I was on the road earlier this fall travelling here and there to attend events where I had the opportunity to speak and see industry colleagues, friends and even blog readers (hi Mary!). This is something I have valued so much since becoming a mother - the opportunity to get out of the house and talk with others about things beyond motherhood. Don't get me wrong, I love being a new mom but there is nothing like keeping the brain stimulated beyond the baby talk of goo goo gagas and talking current events, agriculture or anything for that matter.
One thing I've also come to value and be more conscious of this fall is my use of social media.
Because social media is what I do for a living and the means to which I consume most of my news and keep in touch with people, I've wanted to ensure I'm using it with the best of intention. I don't want to find myself aimlessly scrolling through social channels *just because* especially now that Blake is here.
Having a child has also made me question everything I post on social media for fear of the unknown - could/if photos of your baby appear somewhere you (or they) never expected one day? Because we're writing the social media books as we speak (and they're ever-evolving!), its hard to know where pictures of your kids and content could surface. I'll be blogging more about this in coming weeks.
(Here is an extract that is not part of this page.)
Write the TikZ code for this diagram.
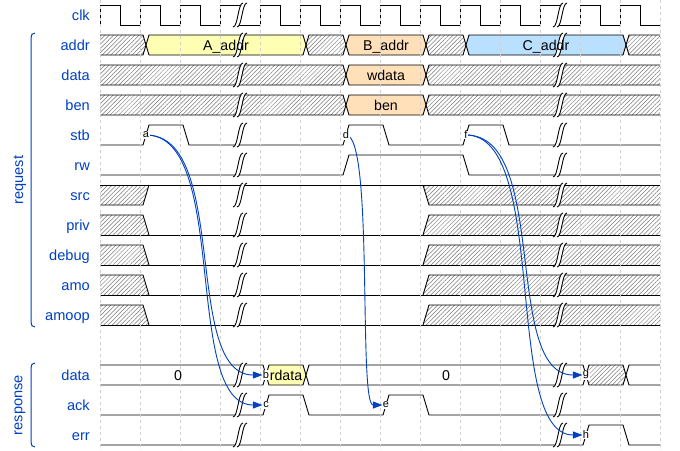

When smartphones were becoming a *thing* only a few short years ago, nothing bothered me more than watching someone at a public event have their face buried in their phone scrolling through their Facebook or Instagram channel. I didn't want to be that person. Heck, I entered the workforce at a time when the etiquette was to not even bring your phone(s) into meetings. That definitely dates me... and that wasn't even a decade ago (face palm)!
I've made two simple changes this fall that have really helped me disconnect when needed and feel like I'm in control of my social media and phone, not the other way around:
- I have disconnected my email account from my phone. Every time I want to check my emails now, I have to go to safari and log in to my account which makes it more time consuming to do, hence limiting how many times a day I check my emails. Also, not waking up every morning to that red bubble telling me the number of emails I have waiting for me before the day has even begun has felt transformational.
- I downloaded the Moment app to track my screen time usage. I have been able to see how much I use my phone and know which apps are the most time consuming. I have been able to set daily limits on how much I use my phone and it then sends me reminders before it locks me out of my phone if I've went beyond the limits I've set. Wild stat: the average person spends 4 hours a day on their smartphone! I know, crazy right?!
Having the independence away from my phone has been a mind game changer. Social media is an incredible tool if you use it to your advantage, not let it be all consuming.
[Tweet "Social media is an incredible tool if you use it to your advantage, not let it be all consuming."]
As a communications professional, you have to stay on top of the social media game in terms of what's new/trending and actively use platforms to engage. But you can do it in a strategic, manageable, less mind-numbing way. And, your smartphone data bill will thank you, I know mine sure has. Not to mention, a more healthy personal lifestyle will surely follow if your making memories and not documenting *every* personal detail of what you ate, wore, did while showcasing your selfie game for the millionth time. Unless of course, if that's how you making a living or its what you love doing, then social media it up!